Discs of the The Bauer–Fike theorem The Bauer–Fike theorem states that if $A = VDV^{-1}$ for $D = \operatorname{diag}(\lambda_{1},\ldots,\lambda_{n})$ is a diagonalizable matrix and $\tilde{A}=A+E$ is a perturbed matrix than the eigenvalues of $\tilde{A}$ lie in the union of the discs $D_{i}$ where every $D_{i}$ is centered at $\lambda_{i}$ and has radius $\kappa(V)\|E\|$. My question is: Is it possible that some disc is empty? That is, can there be an $i$ for which $D_{i}$ contains \emph{no eigenvalues} of $\tilde{A}$? I think not, but could not prove it.

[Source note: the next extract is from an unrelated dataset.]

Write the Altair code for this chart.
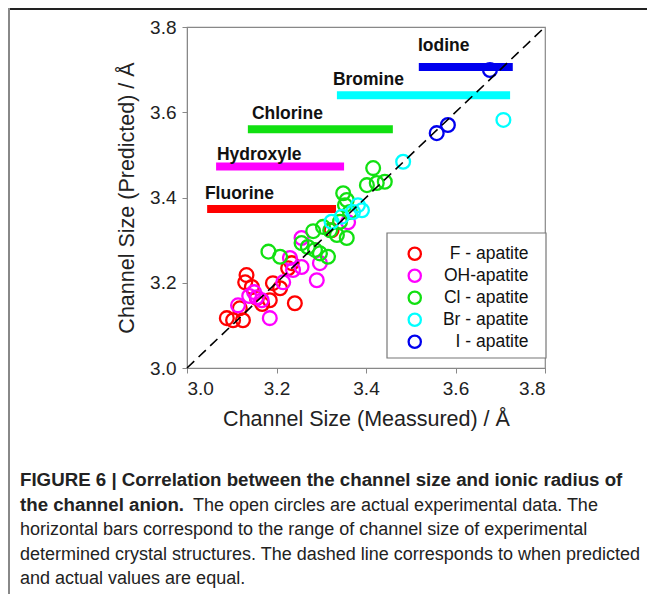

If you expand the radius by a factor of roughly $2n$ than the answer is indeed that a disc cannot be empty.

The Bauer-Fike theorem tells us that the distance measure $d_1 = \max_{i}\min_{j}|\lambda_{i}-\mu_{j}|$ is small. What I wanted to infer is that the distance measure $d_2 = \min_{\sigma \in S_{n}}\max_{i}|\lambda_{i}-\mu_{\sigma(i)}|$ is small (where $S_n$ is the permutations on $n$ elements).

It turns out that under plausible assumptions, $d_{2} \le 2n d_{1}$, as proved here, by Elsner.